Phrases We Love to Misuse

The proof is in the pudding
This kind of makes sense, perhaps if you grew up in a culture where it is common to put a coin or other prize in a festive dessert (like the English at Christmas or the French on the jour des Rois).

But that isn’t the origin of the phrase. In its full, correct form, it’s the proof of the pudding is in the eating.

In other words, you don’t know what the thing is going to taste like until you actually sample it. Also applied metaphorically to any situation or thing that needs to be tested before you can say it worked.

For all intensive purposes
A friend suggested I include this, but I didn’t think people actually said it – until I heard it recently at a meeting. Cringe.

A malapropism for for all intents and purposes, of course.

This begs the question
Often used by someone who wants to say, ‘This raises another issue …’ – but it’s not quite what the phrase means.

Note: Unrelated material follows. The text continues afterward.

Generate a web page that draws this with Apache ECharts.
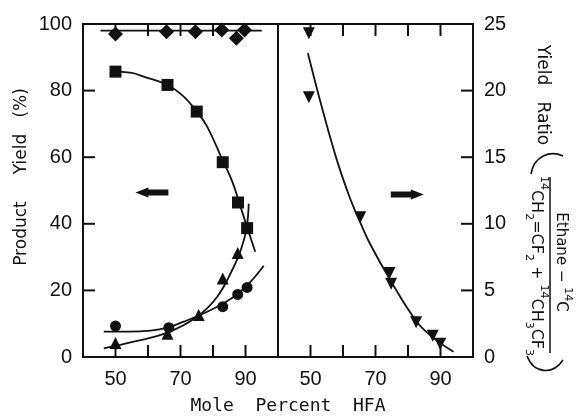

To trot out some Latin (never to be used again), the original expression is petitio principii, a rhetorical term for a statement containing circular reasoning.

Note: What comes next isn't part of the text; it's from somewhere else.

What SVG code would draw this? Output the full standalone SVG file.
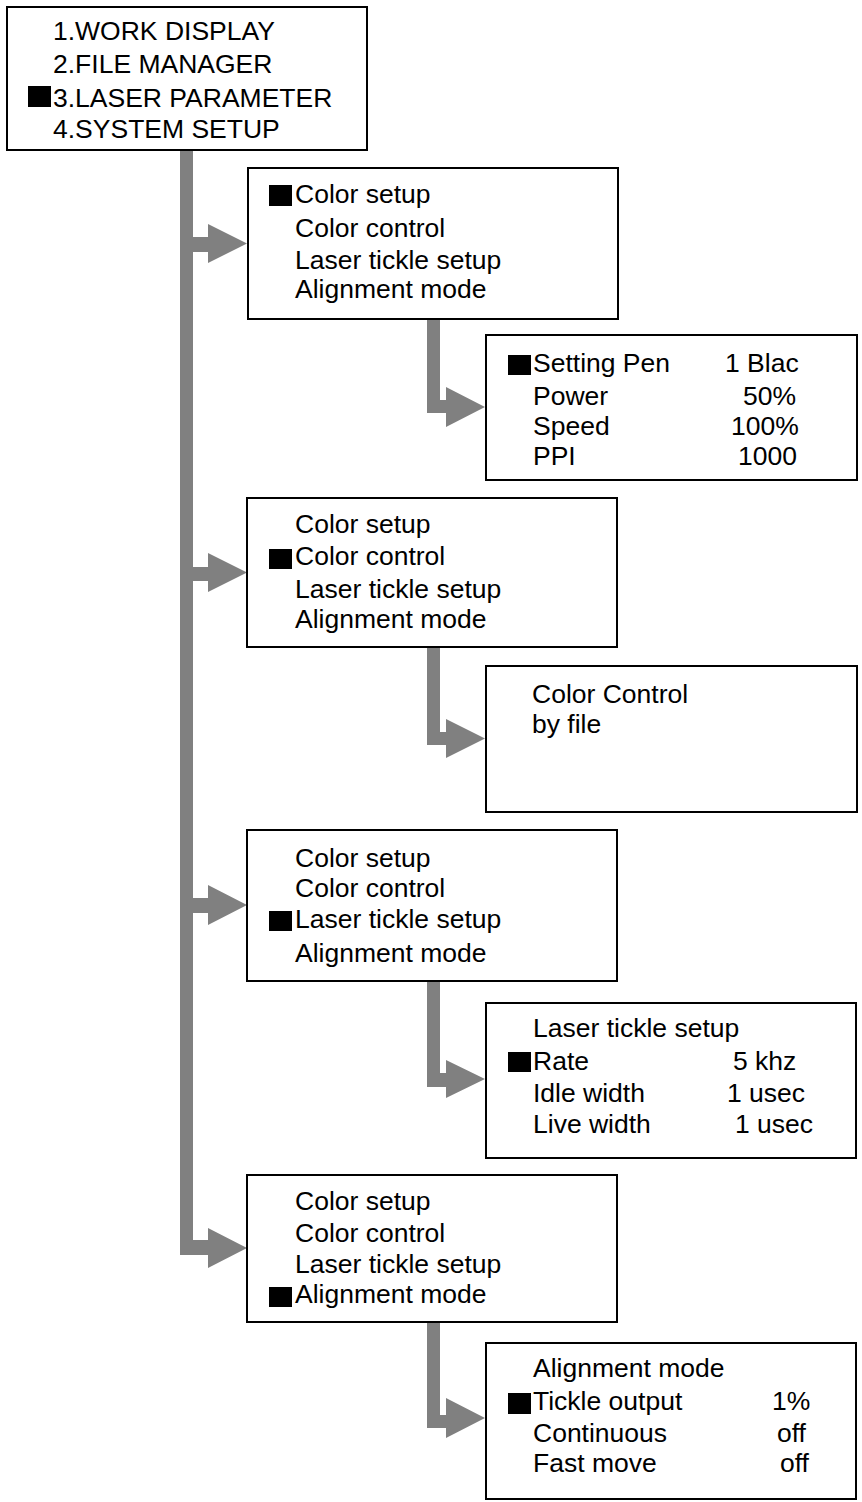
<svg xmlns="http://www.w3.org/2000/svg" width="862" height="1502" viewBox="0 0 862 1502">
<style>
.box{fill:#fff;stroke:#000;stroke-width:2}
.t{font-family:"Liberation Sans",Arial,sans-serif;font-size:26.5px;fill:#000}
.sq{fill:#000}
.arr{fill:#808080}
</style>
<rect width="862" height="1502" fill="#fff"/>
<g id="connectors">
  <rect class="arr" x="180" y="151" width="13" height="1104"/>
  <path class="arr" d="M193,237 H208 V224 L247,243.5 L208,263 V252 H193 Z"/>
  <path class="arr" d="M193,567 H208 V553 L247,572.5 L208,592 V581 H193 Z"/>
  <path class="arr" d="M193,898 H208 V885 L247,905 L208,925 V913 H193 Z"/>
  <path class="arr" d="M193,1240 H208 V1228 L247,1248 L208,1268 V1255 H193 Z"/>
  <path class="arr" d="M427,320 H440 V400 H446 V387 L485,407 L446,427 V413 H427 Z"/>
  <path class="arr" d="M427,648 H440 V732 H446 V719 L485,738.5 L446,758 V745 H427 Z"/>
  <path class="arr" d="M427,982 H440 V1073 H446 V1060 L485,1079 L446,1098 V1087 H427 Z"/>
  <path class="arr" d="M427,1323 H440 V1415 H446 V1398 L485,1418 L446,1438 V1428 H427 Z"/>
</g>
<g id="main-menu">
  <rect class="box" x="7" y="7" width="360" height="143"/>
  <text class="t" x="53" y="40">1.WORK DISPLAY</text>
  <text class="t" x="53" y="73">2.FILE MANAGER</text>
  <rect class="sq" x="28" y="86" width="23" height="21"/>
  <text class="t" x="53" y="107">3.LASER PARAMETER</text>
  <text class="t" x="53" y="138">4.SYSTEM SETUP</text>
</g>
<g id="menu-color-setup">
  <rect class="box" x="248" y="168" width="370" height="151"/>
  <rect class="sq" x="269" y="185" width="23" height="21"/>
  <text class="t" x="295" y="203">Color setup</text>
  <text class="t" x="295" y="237">Color control</text>
  <text class="t" x="295" y="269">Laser tickle setup</text>
  <text class="t" x="295" y="298">Alignment mode</text>
</g>
<g id="detail-color-setup">
  <rect class="box" x="486" y="335" width="371" height="145"/>
  <rect class="sq" x="508" y="355" width="23" height="20"/>
  <text class="t" x="533" y="372">Setting Pen</text>
  <text class="t" x="725" y="372">1 Blac</text>
  <text class="t" x="533" y="405">Power</text>
  <text class="t" x="743" y="405">50%</text>
  <text class="t" x="533" y="435">Speed</text>
  <text class="t" x="731" y="435">100%</text>
  <text class="t" x="533" y="465">PPI</text>
  <text class="t" x="738" y="465">1000</text>
</g>
<g id="menu-color-control">
  <rect class="box" x="247" y="498" width="370" height="149"/>
  <text class="t" x="295" y="533">Color setup</text>
  <rect class="sq" x="269" y="549" width="23" height="20"/>
  <text class="t" x="295" y="565">Color control</text>
  <text class="t" x="295" y="598">Laser tickle setup</text>
  <text class="t" x="295" y="628">Alignment mode</text>
</g>
<g id="detail-color-control">
  <rect class="box" x="486" y="666" width="371" height="146"/>
  <text class="t" x="532" y="703">Color Control</text>
  <text class="t" x="532" y="733">by file</text>
</g>
<g id="menu-laser-tickle">
  <rect class="box" x="247" y="830" width="370" height="151"/>
  <text class="t" x="295" y="867">Color setup</text>
  <text class="t" x="295" y="897">Color control</text>
  <rect class="sq" x="269" y="911" width="23" height="20"/>
  <text class="t" x="295" y="928">Laser tickle setup</text>
  <text class="t" x="295" y="962">Alignment mode</text>
</g>
<g id="detail-laser-tickle">
  <rect class="box" x="486" y="1003" width="370" height="155"/>
  <text class="t" x="533" y="1037">Laser tickle setup</text>
  <rect class="sq" x="508" y="1052" width="23" height="20"/>
  <text class="t" x="533" y="1070">Rate</text>
  <text class="t" x="733" y="1070">5 khz</text>
  <text class="t" x="533" y="1102">Idle width</text>
  <text class="t" x="727" y="1102">1 usec</text>
  <text class="t" x="533" y="1133">Live width</text>
  <text class="t" x="735" y="1133">1 usec</text>
</g>
<g id="menu-alignment">
  <rect class="box" x="247" y="1175" width="370" height="147"/>
  <text class="t" x="295" y="1210">Color setup</text>
  <text class="t" x="295" y="1242">Color control</text>
  <text class="t" x="295" y="1273">Laser tickle setup</text>
  <rect class="sq" x="269" y="1287" width="23" height="20"/>
  <text class="t" x="295" y="1303">Alignment mode</text>
</g>
<g id="detail-alignment">
  <rect class="box" x="486" y="1343" width="370" height="156"/>
  <text class="t" x="533" y="1377">Alignment mode</text>
  <rect class="sq" x="508" y="1393" width="23" height="21"/>
  <text class="t" x="533" y="1410">Tickle output</text>
  <text class="t" x="772" y="1410">1%</text>
  <text class="t" x="533" y="1442">Continuous</text>
  <text class="t" x="777" y="1442">off</text>
  <text class="t" x="533" y="1472">Fast move</text>
  <text class="t" x="780" y="1472">off</text>
</g>
</svg>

That is, a statement that offers, as proof of its truth, another statement that itself requires proof: for example, ‘God is great because He is the Supreme Being.’

Sooner than later
This is now frequently heard (thank you, Drake). While it does make some sense, it lacks the elegance and completeness of thought of the original phrasing: sooner rather than later.

Is confusion with sooner or later at work?

I could care less
We’ve had this one before: see Accentuating the negative.

Pedants and other word nerds love to criticise I could care less, when it’s used to express lack of interest in something.

If you think about it, it actually means you do care about whatever it is, because it would be possible to care to a lesser degree. You should say you couldn’t care less if you don’t care at all.

The devil is in the details
Misused if you take the view that it’s a later variant of the original God is in the details.

They both mean the same thing: you cannot fully understand or appreciate something unless you look at the inner workings, the fine print, the subtleties. In the one version, those details will send you to perdition if overlooked; in the other, they are sublime.

Often attributed to the architect Ludwig Mies van der Rohe (1886-1969), but probably older.

Out of pocket
I didn’t realise people misused this until I went to a meeting at an accounting firm (where management-consulting-speak is much in evidence).

The person at the meeting used it to mean ‘unavailable, out of the office, out of the picture, inaccessible’. What it actually means is to have disbursed money from one’s actual or metaphorical pocket: I am out of pocket by about 20 bucks because I paid for everyone’s coffee.

Hell hath no fury
Completed by most with like a woman scorned, but this is a misquotation. The original (from William Congreve’s Mourning Bride (1697)):

Heav’n has no Rage like Love to Hatred turn’d,

Nor Hell a Fury like a Woman scorn’d.

But that brings us to a more important point. The ‘scorned woman’ business is more than a bit sexist, and most of the other phrases in today’s list (with the possible exception of I couldn’t care less) are decidedly shopworn.

You’d be better to avoid hackneyed expressions and tired old proverbs, in favour of wording that is direct and original.

Next week: helpful (but unreliable) software tools

Neil Guthrie (@guthrieneil)

Comments

  1. Is out of the pocket perhaps a newer iteration of the phrase which stems from the passing pocket in football? In other words: “the quarterback is out of the pocket”.

  2. I stopped using the phrase “begs the question” because I refuse to use it for its more popular meaning. I also think the proper use confuses some people. Since I usually communicate to clarify, I usually just steer clear of the phrase altogether.

  3. Why is everybody “cringing” at things these days? Are we now so pusillanimous that even a minor and inconsequential malapropism will cause one (1) to recoil in distaste, (2) to shrink in fear or servility, (3) to behave in an excessively humble or servile way or (4) to draw in or contract one’s muscles involuntarily?

    Whatever happened to raising an eyebrow?

  4. Out of pocket does mean “unavailable”. Its separate use in business contexts to mean “paying out of pocket (cash vs covered by insurance) doesnt negate its colloquial use (for a person to be unavailable or unable to be located).

  5. Sure, but that colloquial usage is illogical.